4. According to John Allen (here) and others, says that in pushing forward the cases for sainthood: a) the appropriateness of the honor needs to be addressed in the context of their whole lives, not on the basis of one actions or set of actions; and b) in naming the Pope a saint, the Church doesn’t mean to endorse the treatment of the Holocaust or the sex abuse case.

5. According to those that are opposed to the case, the failure to act appropriately on ONE issue –child sex abuse or opposition to the Holocaust ought to be a bar to the conferring of the honor. What is striking to me is that the language used by this quite balanced summary of the issue is how the language use resonates with the language used by the prophetic pro-life movement. Compare the language of this summary of Pius XII’s opponents to the language of the Manhattan Declaration.

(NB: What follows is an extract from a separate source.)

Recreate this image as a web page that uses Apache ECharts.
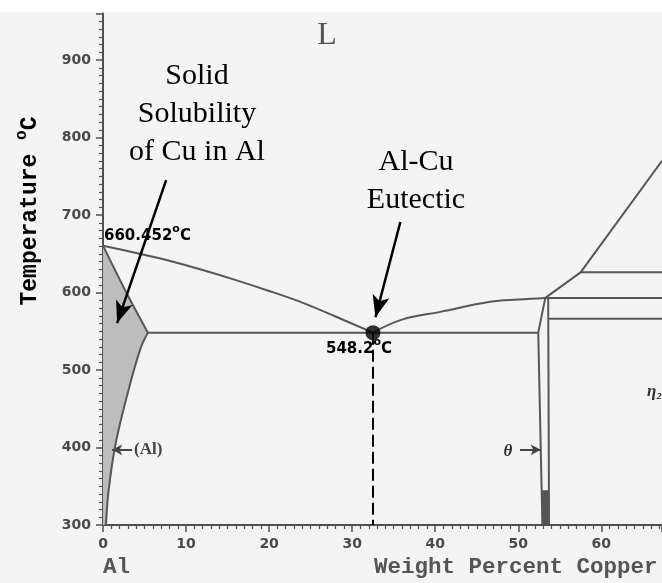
<!DOCTYPE html>
<html>
<head>
<meta charset="utf-8">
<title>Al-Cu phase diagram (Al-rich side)</title>
<script src="https://cdn.jsdelivr.net/npm/echarts@6/dist/echarts.min.js"></script>
<style>
  html, body { margin: 0; padding: 0; background: #ffffff; }
  #chart { width: 662px; height: 583px; }
</style>
</head>
<body>
<div id="chart"></div>
<script>
// ---- axes ----
const xRange = [0, 67.3];          // weight percent copper
const yRange = [300, 960];         // temperature, °C
const xTickStep = 10;
const yTickStep = 100;

// ---- phase boundaries (wt% Cu, °C) ----
const meltingAl = [0, 660.452];
const eutectic = [32.5, 548.2];
const maxSolubility = [5.4, 548.2];

const liquidusLeft = [[0, 660.452], [4, 651], [8, 641], [12, 629], [16, 616], [20, 602], [24, 587], [28, 569], [32.5, 548.2]];
const solidusAl = [[0, 660.452], [2.9, 598], [5.4, 548.2]];
const solvusAl = [[5.4, 548.2], [4.46, 526], [2.85, 465], [1.45, 401], [0.64, 341], [0.36, 303], [0.3, 300]];
const eutecticIsotherm = [[5.4, 548.2], [52.4, 548.2]];
const liquidusToTheta = [[32.5, 548.2], [36, 565], [40.6, 575], [46.6, 588], [50, 591], [53.25, 593]];
const thetaLeft = [[53.25, 593], [52.4, 548.2], [52.9, 300]];
const thetaRight = [[53.6, 593], [53.7, 300]];
const thetaFoot = [[52.9, 300], [52.82, 345], [53.7, 345], [53.7, 300]];
const liquidusRight = [[53.25, 593], [57.5, 626], [67.3, 770]];
const isotherm626 = [[57.5, 626], [67.3, 626]];
const isotherm593 = [[53.25, 593], [67.3, 593]];
const isotherm566 = [[53.7, 566], [67.3, 566]];

// ---- callout arrows ----
const arrowSolubility = [[7.6, 745], [1.7, 560.6]];
const arrowEutectic = [[35.8, 691], [32.8, 568]];
const arrowAlPhase = [[3.5, 397], [1.1, 397]];
const arrowTheta = [[50.2, 397], [52.7, 397]];

const alRegion = [[0, 300]].concat(solidusAl, solvusAl.slice(1));

const lineGrey = '#575757';
const axisGrey = '#505050';

function boundary(name, pts, smooth) {
  return {
    name: name, type: 'line', data: pts, showSymbol: false, smooth: smooth || 0,
    lineStyle: { color: lineGrey, width: 2 }, z: 3, silent: true
  };
}

function polygon(name, pts, fill) {
  return {
    name: name, type: 'custom', data: [[0, 0]], z: 2, silent: true,
    renderItem: function (params, api) {
      return { type: 'polygon', shape: { points: pts.map(function (p) { return api.coord(p); }) },
               style: { fill: fill } };
    }
  };
}

function arrow(pts, color, width, size) {
  return {
    silent: true, animation: false,
    symbol: ['none', 'arrow'], symbolSize: size,
    label: { show: false },
    lineStyle: { color: color, width: width, type: 'solid' },
    data: [[{ coord: pts[0] }, { coord: pts[1] }]]
  };
}

const chart = echarts.init(document.getElementById('chart'), null, { renderer: 'canvas' });

const serif = '"Liberation Serif", "Times New Roman", serif';
const mono = '"Liberation Mono", "Courier New", monospace';
const sans = '"DejaVu Sans", Arial, sans-serif';

const degreeRich = {
  n: { fontFamily: sans, fontSize: 15, fontWeight: 'bold', color: '#555', lineHeight: 20, verticalAlign: 'bottom' },
  s: { fontFamily: sans, fontSize: 11, fontWeight: 'bold', color: '#555', lineHeight: 20, verticalAlign: 'top' }
};

chart.setOption({
  animation: false,
  backgroundColor: '#ffffff',
  grid: { left: 103, right: 0, top: 13.5, bottom: 58 },
  xAxis: {
    type: 'value', min: xRange[0], max: xRange[1], interval: xTickStep,
    axisLine: { lineStyle: { color: axisGrey, width: 2 } },
    axisTick: { length: 7, lineStyle: { color: axisGrey, width: 1.5 } },
    minorTick: { show: true, splitNumber: 10, length: 4, lineStyle: { color: axisGrey, width: 1.2 } },
    splitLine: { show: false },
    axisLabel: { color: '#4a4a4a', fontFamily: sans, fontWeight: 'bold', fontSize: 14, margin: 12, showMaxLabel: false }
  },
  yAxis: {
    type: 'value', min: yRange[0], max: yRange[1], interval: yTickStep,
    axisLine: { lineStyle: { color: axisGrey, width: 2 } },
    axisTick: { length: 7, lineStyle: { color: axisGrey, width: 1.5 } },
    minorTick: { show: true, splitNumber: 10, length: 4, lineStyle: { color: axisGrey, width: 1.2 } },
    splitLine: { show: false },
    axisLabel: { color: '#4a4a4a', fontFamily: sans, fontWeight: 'bold', fontSize: 14, margin: 12, showMaxLabel: false }
  },
  graphic: [
    { type: 'rect', z: -10, shape: { x: 0, y: 12, width: 662, height: 571 }, style: { fill: '#f4f4f4' } },
    { type: 'text', x: 327, y: 52, style: { text: 'L', font: '32px ' + serif, fill: '#555', textAlign: 'center', textVerticalAlign: 'bottom' } },
    { type: 'text', x: 197, y: 91, style: { text: 'Solid', font: '30px ' + serif, fill: '#000', textAlign: 'center', textVerticalAlign: 'bottom' } },
    { type: 'text', x: 197, y: 129, style: { text: 'Solubility', font: '30px ' + serif, fill: '#000', textAlign: 'center', textVerticalAlign: 'bottom' } },
    { type: 'text', x: 197, y: 167, style: { text: 'of Cu in Al', font: '30px ' + serif, fill: '#000', textAlign: 'center', textVerticalAlign: 'bottom' } },
    { type: 'text', x: 416, y: 177, style: { text: 'Al-Cu', font: '30px ' + serif, fill: '#000', textAlign: 'center', textVerticalAlign: 'bottom' } },
    { type: 'text', x: 416, y: 215, style: { text: 'Eutectic', font: '30px ' + serif, fill: '#000', textAlign: 'center', textVerticalAlign: 'bottom' } },
    { type: 'text', x: 104, y: 234, style: { text: '{n|660.452}{s|o}{n|C}', textVerticalAlign: 'middle', rich: degreeRich } },
    { type: 'text', x: 326, y: 347, style: { text: '{n|548.2}{s|o}{n|C}', textVerticalAlign: 'middle', rich: degreeRich } },
    { type: 'text', x: 134, y: 450, style: { text: '(Al)', font: 'bold 17px ' + serif, fill: '#444', textVerticalAlign: 'middle' } },
    { type: 'text', x: 508, y: 452, style: { text: 'θ', font: 'italic bold 17px ' + serif, fill: '#333', textAlign: 'center', textVerticalAlign: 'middle' } },
    { type: 'text', x: 647, y: 392, style: { text: 'η₂', font: 'italic bold 17px ' + serif, fill: '#333', textVerticalAlign: 'middle' } },
    { type: 'text', x: 28, y: 211, rotation: Math.PI / 2, style: {
        text: '{n|Temperature }{s|o}{n|C}', textAlign: 'center', textVerticalAlign: 'middle',
        rich: { n: { fontFamily: mono, fontSize: 23, fontWeight: 'bold', color: '#5a5a5a', lineHeight: 28, verticalAlign: 'bottom' },
                s: { fontFamily: mono, fontSize: 16, fontWeight: 'bold', color: '#5a5a5a', lineHeight: 28, verticalAlign: 'top' } } } },
    { type: 'text', x: 103, y: 579, style: { text: 'Al', font: 'bold 22.5px ' + mono, fill: '#555', textVerticalAlign: 'bottom' } },
    { type: 'text', x: 374, y: 579, style: { text: 'Weight Percent Copper', font: 'bold 22.5px ' + mono, fill: '#555', textVerticalAlign: 'bottom' } }
  ],
  series: [
    polygon('(Al) field', alRegion, '#bdbdbd'),
    polygon('θ foot', thetaFoot, '#555'),
    boundary('liquidus (Al side)', liquidusLeft, 0.3),
    boundary('solidus', solidusAl, 0.3),
    boundary('solvus', solvusAl, 0.4),
    boundary('eutectic isotherm', eutecticIsotherm),
    boundary('liquidus (θ side)', liquidusToTheta, 0.4),
    boundary('θ left', thetaLeft),
    boundary('θ right', thetaRight),
    boundary('liquidus (Cu side)', liquidusRight),
    boundary('626 °C', isotherm626),
    boundary('593 °C', isotherm593),
    boundary('566 °C', isotherm566),
    {
      name: 'eutectic', type: 'scatter', data: [eutectic], symbolSize: 15, z: 6, silent: true,
      itemStyle: { color: '#000' },
      markLine: {
        silent: true, animation: false, symbol: ['none', 'none'], label: { show: false },
        lineStyle: { color: '#000', width: 2, type: [12, 5] },
        data: [[{ coord: eutectic }, { coord: [eutectic[0], yRange[0]] }]]
      }
    },
    { name: 'callout solubility', type: 'line', data: [], markLine: arrow(arrowSolubility, '#000', 2.5, [13, 22]), z: 7 },
    { name: 'callout eutectic', type: 'line', data: [], markLine: arrow(arrowEutectic, '#000', 2.5, [13, 22]), z: 7 },
    { name: 'callout (Al)', type: 'line', data: [], markLine: arrow(arrowAlPhase, '#444', 2, [8, 10]), z: 7 },
    { name: 'callout θ', type: 'line', data: [], markLine: arrow(arrowTheta, '#444', 2, [8, 10]), z: 7 }
  ]
});
</script>
</body>
</html>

“Papal opponents focus on the particular evil that Nazism represented and maintain that in such circumstances religious leadership must be clear, forthright and outspoken. Nazi aggression and brutality should have been explicitly condemned; Roman Catholics might have been inspired to do more for Jews and other victims of persecution, who would at least have had the comfort of knowing that the world was not indifferent to their fate.” Jonathan Gorsky, ''Pius XII and the Holocaust,'' here. Gorsky is an orthodox Jew who works for the Council of Christians and Jews

“In as much as these truths are foundational to human dignity and the well-being of society, they are inviolable and non-negotiable. Because they are increasingly under assault from powerful forces in our culture, we are compelled today to speak out forcefully in their defense, and to commit ourselves to honoring them fully no matter what pressures are brought upon us and our institutions to abandon or compromise them.” The Manhattan Declaration, here.

6. In my view, the standard for naming someone a saint–a role model Catholics trust to intercede on their behalf in the heavens –ought to be higher than the standard than that for commencement speakers. And while I don’t agree with you and others who opposed the Obama commencement address and honorary degree, for the life of me I can’t see how the same people are so sanguine about making Pius XII and JP II saints–given the issues.

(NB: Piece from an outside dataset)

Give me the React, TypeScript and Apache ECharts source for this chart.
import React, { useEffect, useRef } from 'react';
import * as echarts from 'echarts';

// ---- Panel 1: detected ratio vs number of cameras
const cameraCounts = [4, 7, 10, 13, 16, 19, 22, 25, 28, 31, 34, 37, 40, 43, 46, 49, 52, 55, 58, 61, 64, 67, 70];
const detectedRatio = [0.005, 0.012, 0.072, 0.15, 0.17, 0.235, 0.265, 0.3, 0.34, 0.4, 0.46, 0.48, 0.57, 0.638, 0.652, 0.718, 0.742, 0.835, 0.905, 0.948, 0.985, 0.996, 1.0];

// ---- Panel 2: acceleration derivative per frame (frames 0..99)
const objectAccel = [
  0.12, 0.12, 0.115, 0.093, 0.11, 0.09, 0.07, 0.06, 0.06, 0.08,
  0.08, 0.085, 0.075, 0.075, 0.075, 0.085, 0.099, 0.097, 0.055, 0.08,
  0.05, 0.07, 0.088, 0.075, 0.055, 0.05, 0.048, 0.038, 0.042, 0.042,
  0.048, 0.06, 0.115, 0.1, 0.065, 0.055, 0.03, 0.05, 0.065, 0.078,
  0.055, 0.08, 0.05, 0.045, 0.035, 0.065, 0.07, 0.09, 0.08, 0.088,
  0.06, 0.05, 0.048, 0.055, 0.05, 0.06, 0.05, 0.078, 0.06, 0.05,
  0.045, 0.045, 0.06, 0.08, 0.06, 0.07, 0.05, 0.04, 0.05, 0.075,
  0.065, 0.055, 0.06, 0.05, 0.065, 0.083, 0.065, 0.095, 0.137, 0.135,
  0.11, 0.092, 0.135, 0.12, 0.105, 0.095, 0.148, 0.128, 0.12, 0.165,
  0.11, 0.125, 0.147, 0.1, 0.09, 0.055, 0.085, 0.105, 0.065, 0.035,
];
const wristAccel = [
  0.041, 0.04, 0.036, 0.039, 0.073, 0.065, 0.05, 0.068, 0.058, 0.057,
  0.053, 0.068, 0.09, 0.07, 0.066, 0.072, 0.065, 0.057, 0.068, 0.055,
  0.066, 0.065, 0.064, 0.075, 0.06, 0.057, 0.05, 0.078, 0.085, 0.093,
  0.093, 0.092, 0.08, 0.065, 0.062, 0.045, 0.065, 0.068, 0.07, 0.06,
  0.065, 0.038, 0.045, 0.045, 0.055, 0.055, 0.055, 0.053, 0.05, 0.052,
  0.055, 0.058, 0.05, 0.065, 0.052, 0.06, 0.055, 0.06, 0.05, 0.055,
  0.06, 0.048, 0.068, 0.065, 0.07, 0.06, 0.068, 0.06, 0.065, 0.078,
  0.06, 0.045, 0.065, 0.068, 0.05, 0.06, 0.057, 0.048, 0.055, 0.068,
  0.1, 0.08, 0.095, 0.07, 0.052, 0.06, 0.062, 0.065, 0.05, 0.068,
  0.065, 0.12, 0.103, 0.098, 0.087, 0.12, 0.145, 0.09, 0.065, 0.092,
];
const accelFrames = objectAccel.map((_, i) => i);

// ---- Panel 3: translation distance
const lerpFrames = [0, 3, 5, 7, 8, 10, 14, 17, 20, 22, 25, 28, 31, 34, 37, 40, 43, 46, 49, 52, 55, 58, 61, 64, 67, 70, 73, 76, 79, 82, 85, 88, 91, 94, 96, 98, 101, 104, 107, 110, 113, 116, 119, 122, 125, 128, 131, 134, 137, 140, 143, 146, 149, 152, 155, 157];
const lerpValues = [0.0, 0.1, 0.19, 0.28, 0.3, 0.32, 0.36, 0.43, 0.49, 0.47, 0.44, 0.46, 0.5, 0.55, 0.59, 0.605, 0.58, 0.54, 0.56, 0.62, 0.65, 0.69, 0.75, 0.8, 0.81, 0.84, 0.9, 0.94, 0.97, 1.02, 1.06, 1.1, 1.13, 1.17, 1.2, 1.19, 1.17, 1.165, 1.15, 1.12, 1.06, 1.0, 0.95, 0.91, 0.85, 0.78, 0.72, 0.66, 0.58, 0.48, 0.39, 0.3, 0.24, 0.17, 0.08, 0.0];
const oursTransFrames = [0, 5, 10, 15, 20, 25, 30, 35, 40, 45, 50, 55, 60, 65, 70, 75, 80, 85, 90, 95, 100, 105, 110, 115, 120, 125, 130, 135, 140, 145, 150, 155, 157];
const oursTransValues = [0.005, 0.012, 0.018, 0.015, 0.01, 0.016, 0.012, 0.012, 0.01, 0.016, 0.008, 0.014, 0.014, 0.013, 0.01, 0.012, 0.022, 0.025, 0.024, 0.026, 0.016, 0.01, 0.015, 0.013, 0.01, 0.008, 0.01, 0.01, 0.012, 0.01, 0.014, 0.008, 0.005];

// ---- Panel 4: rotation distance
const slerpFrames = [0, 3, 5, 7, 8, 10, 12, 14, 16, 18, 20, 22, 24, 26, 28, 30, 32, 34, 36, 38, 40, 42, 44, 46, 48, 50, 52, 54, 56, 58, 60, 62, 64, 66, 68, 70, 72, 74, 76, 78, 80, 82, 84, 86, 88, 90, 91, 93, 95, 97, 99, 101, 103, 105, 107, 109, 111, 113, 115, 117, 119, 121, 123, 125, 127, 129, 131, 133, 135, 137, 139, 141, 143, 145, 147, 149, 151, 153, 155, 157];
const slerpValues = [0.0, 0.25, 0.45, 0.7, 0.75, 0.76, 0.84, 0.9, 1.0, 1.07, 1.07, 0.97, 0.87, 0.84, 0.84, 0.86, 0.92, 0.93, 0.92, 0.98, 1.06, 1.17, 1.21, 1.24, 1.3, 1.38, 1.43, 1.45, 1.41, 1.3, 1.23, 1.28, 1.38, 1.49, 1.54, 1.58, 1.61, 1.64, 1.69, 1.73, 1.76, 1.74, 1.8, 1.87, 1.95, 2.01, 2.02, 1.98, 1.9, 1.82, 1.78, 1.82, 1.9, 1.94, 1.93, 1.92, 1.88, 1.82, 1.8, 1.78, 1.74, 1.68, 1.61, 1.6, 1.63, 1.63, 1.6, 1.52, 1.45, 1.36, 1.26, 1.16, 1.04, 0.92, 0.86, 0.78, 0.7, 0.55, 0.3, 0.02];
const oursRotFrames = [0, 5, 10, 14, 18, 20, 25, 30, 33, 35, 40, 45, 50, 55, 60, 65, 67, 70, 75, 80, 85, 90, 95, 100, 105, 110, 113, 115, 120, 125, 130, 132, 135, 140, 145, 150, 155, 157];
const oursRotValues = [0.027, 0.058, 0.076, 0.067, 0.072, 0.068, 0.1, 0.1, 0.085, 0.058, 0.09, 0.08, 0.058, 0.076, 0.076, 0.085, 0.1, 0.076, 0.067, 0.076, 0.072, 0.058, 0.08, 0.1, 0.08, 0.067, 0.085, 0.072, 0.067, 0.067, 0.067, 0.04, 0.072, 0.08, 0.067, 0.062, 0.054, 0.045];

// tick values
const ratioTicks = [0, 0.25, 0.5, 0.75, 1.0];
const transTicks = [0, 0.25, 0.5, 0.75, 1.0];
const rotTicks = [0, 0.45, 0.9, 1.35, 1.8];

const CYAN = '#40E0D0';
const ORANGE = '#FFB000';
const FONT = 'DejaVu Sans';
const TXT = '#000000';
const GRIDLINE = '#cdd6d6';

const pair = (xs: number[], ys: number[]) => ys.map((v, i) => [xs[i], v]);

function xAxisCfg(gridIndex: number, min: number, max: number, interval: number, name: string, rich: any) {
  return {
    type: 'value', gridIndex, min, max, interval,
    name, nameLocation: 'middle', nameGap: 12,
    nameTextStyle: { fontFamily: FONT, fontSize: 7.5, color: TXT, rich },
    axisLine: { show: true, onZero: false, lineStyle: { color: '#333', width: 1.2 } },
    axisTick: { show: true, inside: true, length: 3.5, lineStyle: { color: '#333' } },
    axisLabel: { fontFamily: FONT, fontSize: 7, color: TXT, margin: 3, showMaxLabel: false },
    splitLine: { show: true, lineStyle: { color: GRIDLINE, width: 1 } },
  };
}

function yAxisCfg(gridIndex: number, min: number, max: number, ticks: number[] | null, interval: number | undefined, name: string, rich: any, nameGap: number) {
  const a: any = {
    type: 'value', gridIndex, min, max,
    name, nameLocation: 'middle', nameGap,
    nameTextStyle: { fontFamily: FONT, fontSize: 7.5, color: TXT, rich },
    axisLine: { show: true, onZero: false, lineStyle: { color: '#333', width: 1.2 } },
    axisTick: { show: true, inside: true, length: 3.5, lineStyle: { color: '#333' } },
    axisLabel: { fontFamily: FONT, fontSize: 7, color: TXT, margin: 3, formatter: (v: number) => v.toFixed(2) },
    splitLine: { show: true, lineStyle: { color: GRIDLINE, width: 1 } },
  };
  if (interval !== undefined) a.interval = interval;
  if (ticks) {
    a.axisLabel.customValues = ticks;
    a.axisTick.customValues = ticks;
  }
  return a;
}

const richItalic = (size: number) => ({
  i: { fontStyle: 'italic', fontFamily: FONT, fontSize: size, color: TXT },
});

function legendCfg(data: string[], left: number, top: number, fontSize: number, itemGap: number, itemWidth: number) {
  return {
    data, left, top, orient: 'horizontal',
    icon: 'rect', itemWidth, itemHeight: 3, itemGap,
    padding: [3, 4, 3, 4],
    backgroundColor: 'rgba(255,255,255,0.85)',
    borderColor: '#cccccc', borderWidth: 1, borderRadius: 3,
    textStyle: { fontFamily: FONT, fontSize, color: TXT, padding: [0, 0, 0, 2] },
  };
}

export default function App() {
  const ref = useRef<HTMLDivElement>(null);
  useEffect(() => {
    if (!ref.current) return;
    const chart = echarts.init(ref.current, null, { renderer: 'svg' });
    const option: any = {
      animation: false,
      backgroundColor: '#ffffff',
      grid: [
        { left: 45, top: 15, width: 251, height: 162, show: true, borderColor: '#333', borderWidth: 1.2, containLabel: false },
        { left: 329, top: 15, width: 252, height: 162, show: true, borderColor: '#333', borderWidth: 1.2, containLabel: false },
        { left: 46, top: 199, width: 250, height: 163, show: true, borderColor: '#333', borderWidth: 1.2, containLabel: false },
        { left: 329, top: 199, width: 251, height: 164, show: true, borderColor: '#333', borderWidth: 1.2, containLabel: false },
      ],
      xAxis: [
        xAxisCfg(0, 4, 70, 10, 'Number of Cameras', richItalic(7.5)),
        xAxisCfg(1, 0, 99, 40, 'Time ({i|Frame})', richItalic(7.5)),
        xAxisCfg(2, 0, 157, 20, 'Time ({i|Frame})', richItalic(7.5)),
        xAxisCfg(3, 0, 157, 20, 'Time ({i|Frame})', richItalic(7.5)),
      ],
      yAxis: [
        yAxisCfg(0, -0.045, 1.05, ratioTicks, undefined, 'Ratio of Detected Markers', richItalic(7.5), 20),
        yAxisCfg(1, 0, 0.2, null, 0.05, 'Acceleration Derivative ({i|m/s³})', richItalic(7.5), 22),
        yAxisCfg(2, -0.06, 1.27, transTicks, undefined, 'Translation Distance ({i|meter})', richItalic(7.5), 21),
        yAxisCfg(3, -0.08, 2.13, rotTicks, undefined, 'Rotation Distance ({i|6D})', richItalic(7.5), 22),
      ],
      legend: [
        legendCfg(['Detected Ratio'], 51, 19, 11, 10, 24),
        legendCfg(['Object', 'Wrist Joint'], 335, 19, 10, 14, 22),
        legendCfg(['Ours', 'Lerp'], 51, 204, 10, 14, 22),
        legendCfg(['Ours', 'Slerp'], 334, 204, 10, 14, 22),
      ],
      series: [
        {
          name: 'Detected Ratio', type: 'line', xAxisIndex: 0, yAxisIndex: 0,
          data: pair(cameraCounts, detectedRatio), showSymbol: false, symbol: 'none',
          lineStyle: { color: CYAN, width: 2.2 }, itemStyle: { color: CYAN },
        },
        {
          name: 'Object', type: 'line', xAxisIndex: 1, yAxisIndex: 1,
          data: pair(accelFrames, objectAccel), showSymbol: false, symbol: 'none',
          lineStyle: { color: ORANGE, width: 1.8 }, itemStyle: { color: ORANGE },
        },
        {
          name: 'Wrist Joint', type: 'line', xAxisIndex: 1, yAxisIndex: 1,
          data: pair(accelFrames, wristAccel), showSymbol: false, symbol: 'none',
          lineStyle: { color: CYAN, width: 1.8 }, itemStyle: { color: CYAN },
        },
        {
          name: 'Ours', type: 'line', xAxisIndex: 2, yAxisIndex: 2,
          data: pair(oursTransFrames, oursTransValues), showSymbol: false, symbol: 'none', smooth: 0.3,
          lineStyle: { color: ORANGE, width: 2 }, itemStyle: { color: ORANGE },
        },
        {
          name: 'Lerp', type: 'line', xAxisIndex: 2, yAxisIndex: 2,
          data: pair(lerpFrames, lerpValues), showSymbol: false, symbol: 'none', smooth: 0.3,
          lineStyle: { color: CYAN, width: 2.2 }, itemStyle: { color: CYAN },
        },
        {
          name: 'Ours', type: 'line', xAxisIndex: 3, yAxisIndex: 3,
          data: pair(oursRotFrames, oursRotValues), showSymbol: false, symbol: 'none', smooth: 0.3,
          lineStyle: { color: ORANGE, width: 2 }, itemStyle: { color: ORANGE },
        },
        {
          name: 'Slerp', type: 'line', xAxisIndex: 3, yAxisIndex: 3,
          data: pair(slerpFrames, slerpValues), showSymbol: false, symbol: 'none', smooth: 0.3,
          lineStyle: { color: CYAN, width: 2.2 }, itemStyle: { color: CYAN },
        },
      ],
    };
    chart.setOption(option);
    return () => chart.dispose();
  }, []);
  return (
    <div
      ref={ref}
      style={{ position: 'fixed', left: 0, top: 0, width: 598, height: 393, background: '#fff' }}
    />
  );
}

Finally, I have to say, John, I’m utterly flummoxed why you can’t see the analogy. But I’ve done my level best to lay it out for you fully.

And the question I have for you John, is why do you think a prophetic stance like the Manhattan Declaration is appropriate in the case of abortion–and not in the case of the actual Holocaust or child sexual abuse? The fact that you can't seem to see any problem with the canonization process (especially with the abolition of the Devil's Advocate position) is hard for me to understand.